RE: Yasme: The DXpeditions of Danny Weil & the  
by W1EBI on July 19, 2003 Mail this to a friend!
The first paragraph of this describes me perfectly. I recall those articles about Lloyd and Danny and Yasme in QST in the 50's and 60's, though unfortunately my "dropout" from ham radio lasted for forty years, missing all those great years of DXpeditions. But I have a couple of QSL's from KV4AA, and I remember listening to Dick a lot and thinking that someday I'm going to have a "real" station and send beautiful CW like he did. I got back a year ago, and reading this makes it seem like I was never away.
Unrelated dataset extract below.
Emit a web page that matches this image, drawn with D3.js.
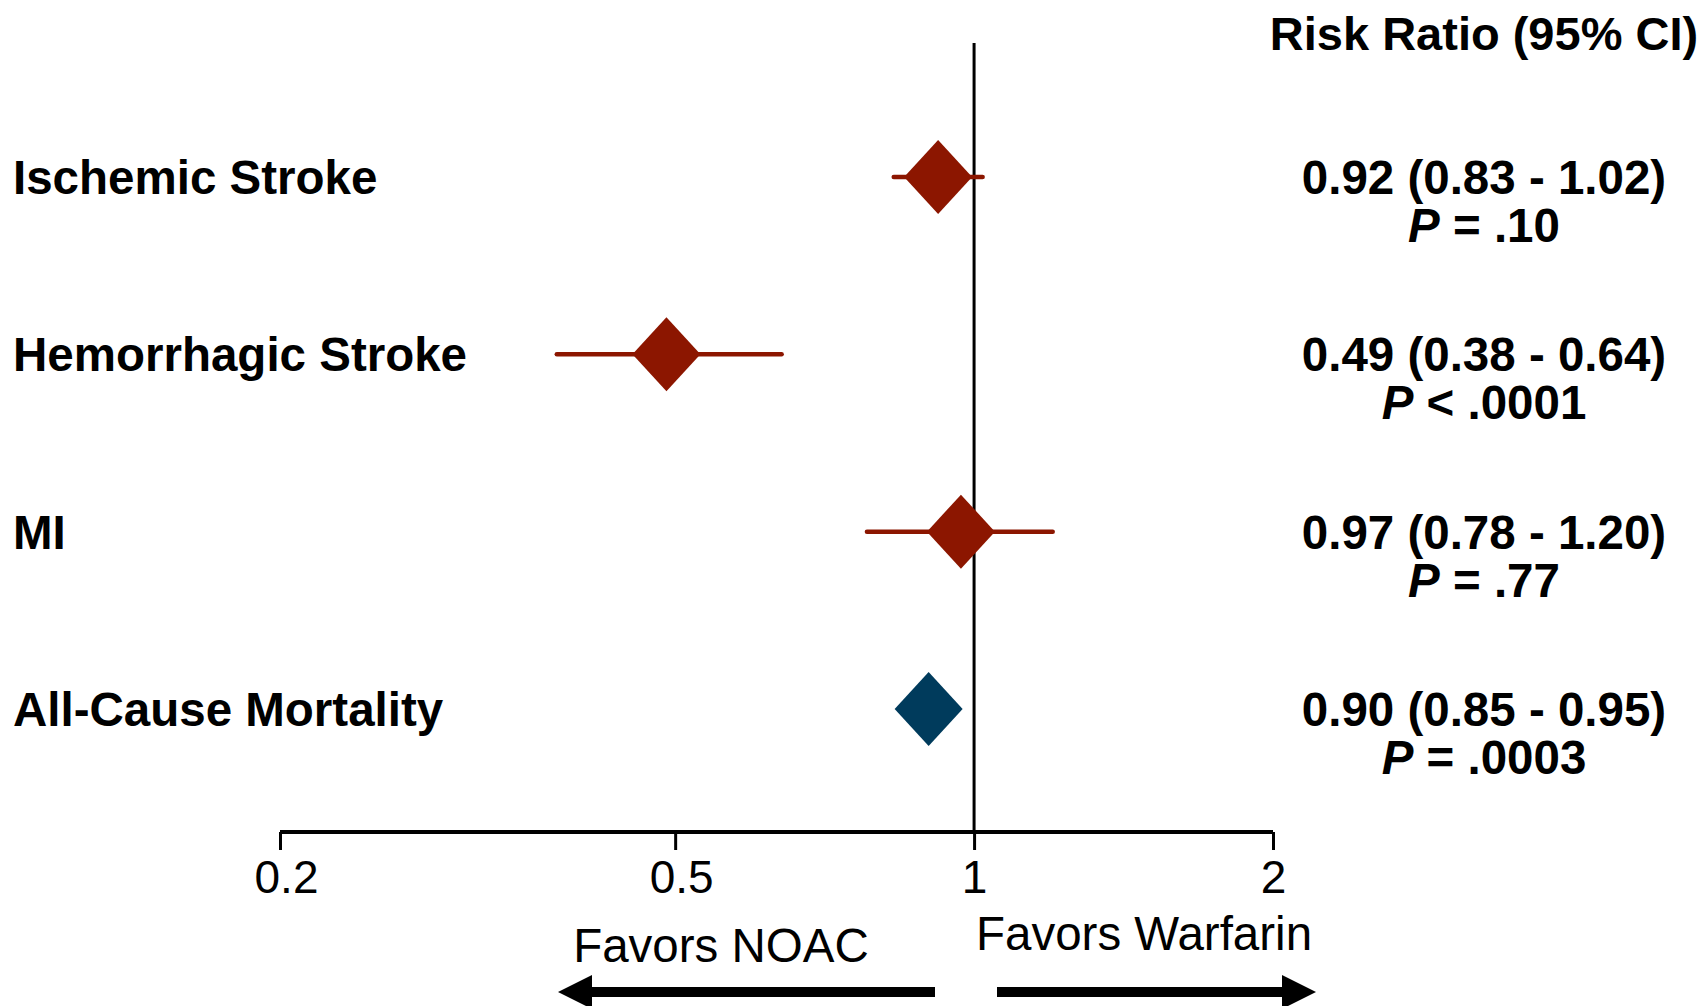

George W1EBI (ex-W3CMN, 1955-62)
 
Yasme: The DXpeditions of Danny Weil & the Col  
by KE4NYV on July 20, 2003 Mail this to a friend!
Great article Don. It was great to see you in the headlines :o) 73's from a fellow (former) VB Ham Jason KE4NYV www.ke4nyv.com
 
Yasme: The DXpeditions of Danny Weil & the Col  
by N3XL on July 21, 2003 Mail this to a friend!
Excellent review! I also read the book and found it very interesting to learn how DXpeditioning evolved during my childhood years. We all should be thankful that there were some relatively wealthy folks out there who felt a calling to support amateur radio DX during this phase of ham radio's evolution. The book adequately chronicles important DX history and, reading between the lines, allows one to imagine what was driving these people in their ardent pursuit of DX. The first chapter is very humorous in describing Danny Weil's entry into sailing and his fascination with the raw challenge of sailing around the world and seeing exotic places. Throughout later chapters, I found the background info on Lloyd Colvin's military career very interesting. Any military communications officer can easily empathise with Mr. Colvin's career struggles as a military communications officer. And I would be remiss not to mention Iris Colvin, a ham's dream wife! This book should be required reading for our wives - hi hi.
 
Yasme: The DXpeditions of Danny Weil & the Col  
by K1TN on July 21, 2003 Mail this to a friend!
I appreciate Don Lynch's nice review of my book, "YASME, the Danny Weil and Colvin Radio Expeditions," on eHam. It was an honor and a privilege to be able to write it (and get paid, too -- I'm a working writer). There is another amateur radio history knocking around in my head and I hope to get it on paper one of these days. -- Jim Cain, K1TN
 
Yasme: The DXpeditions of Danny Weil & the Col  
by W9SZ on July 22, 2003 Mail this to a friend!
I hope you do write that next book soon, Jim. I will be getting the book about Danny and the Colvins soon.

I love books about the history of ham radio such as these. And it brings back memories of the times of working through the pileups on Danny, Lloyd and Iris.

Those of us who remember should all send Danny a card telling him we appreciate what he did.